- **TASK REQUIREMENTS**
How many of the lines below contain "this"? Answer with that number alone.

— begin —

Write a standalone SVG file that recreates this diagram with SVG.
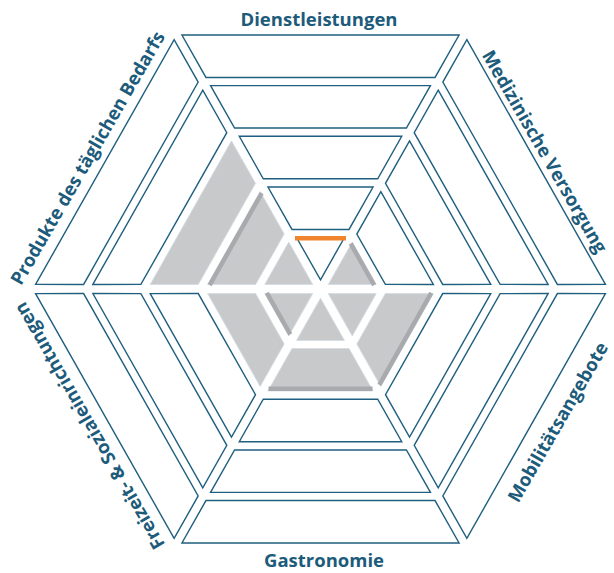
<svg xmlns="http://www.w3.org/2000/svg" xmlns:xlink="http://www.w3.org/1999/xlink" width="614" height="573" viewBox="0 0 614 573">
<style>
.band{fill:#ffffff;stroke:#1f5f7f;stroke-width:1.4;stroke-linejoin:miter}
.grey{fill:#c8c9cb;stroke:#d2dce3;stroke-width:0.8}
.strip{stroke:#a9aaae;stroke-width:4.4;fill:none}
.mark{stroke:#f0852d;stroke-width:4.5;fill:none}
.label{font-family:"Open Sans","Liberation Sans",sans-serif;font-weight:700;font-size:18.5px;fill:#1d5b7b;text-anchor:middle}
</style>
<defs>
<polygon id="b0" points="-23.96,-50.5 23.96,-50.5 0,-9"/>
<polygon id="b1" points="-52.54,-100 52.54,-100 28.52,-58.4 -28.52,-58.4"/>
<polygon id="b2" points="-81.23,-149.7 81.23,-149.7 57.22,-108.1 -57.22,-108.1"/>
<polygon id="b3" points="-109.93,-199.4 109.93,-199.4 85.91,-157.8 -85.91,-157.8"/>
<polygon id="b4" points="-138.56,-249 138.56,-249 114.55,-207.4 -114.55,-207.4"/>
<line id="s0" x1="-23.5" y1="-48.4" x2="23.5" y2="-48.4"/>
<line id="s1" x1="-52" y1="-97.9" x2="52" y2="-97.9"/>
</defs>

<g id="sector-dienstleistungen">
<g transform="translate(320.5,289) scale(1,1.02)">
<use xlink:href="#b0" class="band"/>
<use xlink:href="#b1" class="band"/>
<use xlink:href="#b2" class="band"/>
<use xlink:href="#b3" class="band"/>
<use xlink:href="#b4" class="band"/>
<line class="mark" x1="-25.5" y1="-49.7" x2="25.5" y2="-49.7"/>
</g>
<text class="label" x="319" y="26">Dienstleistungen</text>
</g>

<g id="sector-medizinische-versorgung">
<g transform="translate(320.5,289) scale(1,1.02) rotate(60)">
<use xlink:href="#b0" class="grey"/>
<use xlink:href="#s0" class="strip"/>
<use xlink:href="#b1" class="band"/>
<use xlink:href="#b2" class="band"/>
<use xlink:href="#b3" class="band"/>
<use xlink:href="#b4" class="band"/>
</g>
<text class="label" transform="translate(539,154.8) rotate(60)">Medizinische Versorgung</text>
</g>

<g id="sector-mobilitaetsangebote">
<g transform="translate(320.5,289) scale(1,1.02) rotate(120)">
<use xlink:href="#b0" class="grey"/>
<use xlink:href="#b1" class="grey"/>
<use xlink:href="#s1" class="strip"/>
<use xlink:href="#b2" class="band"/>
<use xlink:href="#b3" class="band"/>
<use xlink:href="#b4" class="band"/>
</g>
<text class="label" transform="translate(563.5,425.4) rotate(-60)">Mobilitätsangebote</text>
</g>

<g id="sector-gastronomie">
<g transform="translate(320.5,289) scale(1,1.02) rotate(180)">
<use xlink:href="#b0" class="grey"/>
<use xlink:href="#b1" class="grey"/>
<use xlink:href="#s1" class="strip"/>
<use xlink:href="#b2" class="band"/>
<use xlink:href="#b3" class="band"/>
<use xlink:href="#b4" class="band"/>
</g>
<text class="label" x="324" y="566.5">Gastronomie</text>
</g>

<g id="sector-freizeit-sozialeinrichtungen">
<g transform="translate(320.5,289) scale(1,1.02) rotate(240)">
<use xlink:href="#b0" class="grey"/>
<use xlink:href="#s0" class="strip"/>
<use xlink:href="#b1" class="grey"/>
<use xlink:href="#b2" class="band"/>
<use xlink:href="#b3" class="band"/>
<use xlink:href="#b4" class="band"/>
</g>
<text class="label" transform="translate(95,422.6) rotate(-120)">Freizeit- &amp; Sozialeinrichtungen</text>
</g>

<g id="sector-produkte-des-taeglichen-bedarfs">
<g transform="translate(320.5,289) scale(1,1.02) rotate(300)">
<use xlink:href="#b0" class="grey"/>
<use xlink:href="#b1" class="grey"/>
<use xlink:href="#s1" class="strip"/>
<use xlink:href="#b2" class="grey"/>
<use xlink:href="#b3" class="band"/>
<use xlink:href="#b4" class="band"/>
</g>
<text class="label" transform="translate(93.3,161.3) rotate(-60)">Produkte des täglichen Bedarfs</text>
</g>
</svg>
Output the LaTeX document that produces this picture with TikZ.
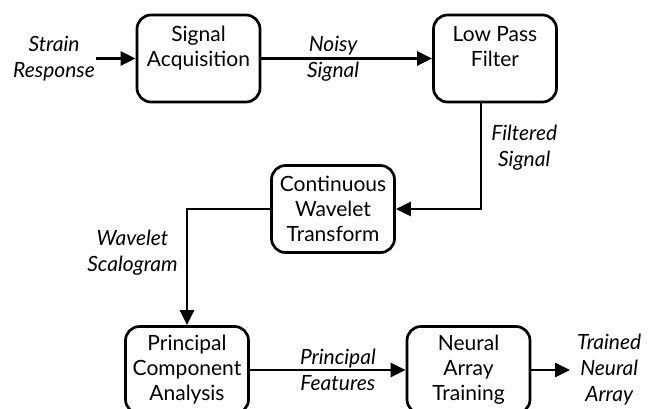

— end —

- **SOLUTION TO THE EXERCISE**
2